Menteri Perumahan saat itu adalah Alm Bpk Cosmas Batubara. Sebagai pengamat, era Presiden Soeharto dapat dikatakan berhasil, karena ada tiga tiga pilar pembangunan perumahan Nasional yang sinergi dalam merumahkan MBR. Kementerian Perumahan sebagai Regulator, Perum Perumnas sebgai Pengembang dan BTN sebagai Penyalur Kredit. Subsidi Rumah tersalur dengan baik, para Pegawai Pemerintah merasakan kemudahan dalam memperoleh KPR. Gaji mereka saat itu masih kecil, untuk mengangsur dengan ketentuan 1/3 gaji saja, mereka sebetulnya banyak yang merasa berat. Untuk Anggota ABRI 1/3 gaji belum cukup untuk angsuran.
Oleh sebab itu khususnya kalangan ABRI saat itu ada kebijakan memberikan Pinjaman Uang Muka tanpa bunga, besarannya sampai dengan 50 % harga rumah. Dengan adanya PUM, para Prajurit bisa mengangsur dengan 1/3 Gaji. Sebagai ilustrasi Penulis tahun 90 an, gaji sekitar 300 ribu, ambil KPR dg Angsuran 98 ribu karena dapat pinjaman 6,5 jt saat itu. Kalau beli cash harga rumah 13 jt. Diangsur selama 15 tahun, lunas tahun 2005 namun harga rumah saat itu sudah sekitar 150 jt.
Sebetulnya Subsidi Rumah saat ini sudah ukup besar dan setiap tahunnya selalu ada kenaikan.
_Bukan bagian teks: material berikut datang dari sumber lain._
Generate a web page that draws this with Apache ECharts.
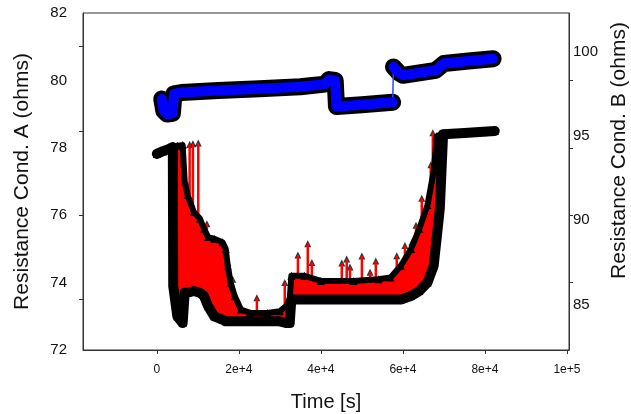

Sebagai contoh era SBY Subsidi Rumah, awalnya sekitar 300 M di tahun 2005, akhir tahun 2009 sekitar 2,5 T bahkan tahun 2010 menjadi sekitar 4,5 T. Sayangnya begitu Subsidi Rumah meningkat, pola penyaluran berubah. Dari data yang ada pada era SBY (2010 sd 2014) Pagu FLPP sekitar 18,7 T tareserap 361.105 unit. Era Jkw (2015 sd 2019) Pagu FLPP meningkat menjadi 32,6 T tapi Targetnya 335.685 unit (Laporan PPDPP).
Awalnya ada pola SSB (Subsidi Selisih Bunga), SBUM (Subsidi Bantuan Uang Muka), Bantuan PSU. Begitu Subsidi makin besar mencapai triliunan timbul pola FLPP (Fasilitas Likuiditas Pembiayaan Perumahan) dimulai tahun 2010. Pola ini oleh Jkw dilanjutkan bahkan ada pola baru BP2PT (Bantuan Pembiayaan Perumahan Berbasis Tabungan), adalagi pola KPBU (Kerjasama Pemerintah dengan Badan Usaha), selain pola Tapera (Tabungan Perumahan Rakyat).
Inilah kelemahan pola penyaluran Subsidi Rumah, menurut penulis Pola baru FLPP perlu dievaluasi, fakta Anggaran makin besar tapi realisasi makin kecil. FLPP Bukan dievaluasi, malah ada beberapa pola baru, kementerian perumahan layaknya kementerian litbang. Sebagai contoh tahun 2016 ada UU no 4 tentang Tapera, yang mestinya tahun 2018 sudah berjalan tapi malah ada pola BP2PT. Pola BP2PT masih sosialisasi sudah ada pemikiran pola KPBU. Pola2 tersebut diatas timbul setelah Kementerian Perumahan digabung dengan Kementerian Pekerjaan Umum.
Melihat Rencana Program Kemenpupr yang begitu besar di era Pemerintahan Jkw yang kedua ini, dimana untuk Perumahan saja diperlukan 780 T (skema KPBU edisi 163 P&B). Semestinya Pengelolaan Perumahan perlu ditangani Kementerian tersendiri. Pola Penyaluran tidak perlu berbagai bermacam macam. Perlukah ada SSB, SBUM, FLPP, TAPERA, BP2BT dan KPBU ?
Semoga Kemenpupr bisa lebih memahami bahwa MBR tidak perlu aturan yang bermacam macam. Mereka bisa memiliki rumah layak dengan cara KPR dan bunga tidak memberatkan serta aturan tidak ribet. Pola Subsidi Rumah FLPP perlu evaluasi, yang selama ini dirasakan tidak meringankan para MBR. Mungkin perlu belajar ke TWP (Tabungan Wajib Perumahan)TNI POLRI, terutama TWP TNI AU, dimana Prajurit dalam KPR tanpa Uang Muka dan bunga KPR cuma 3%.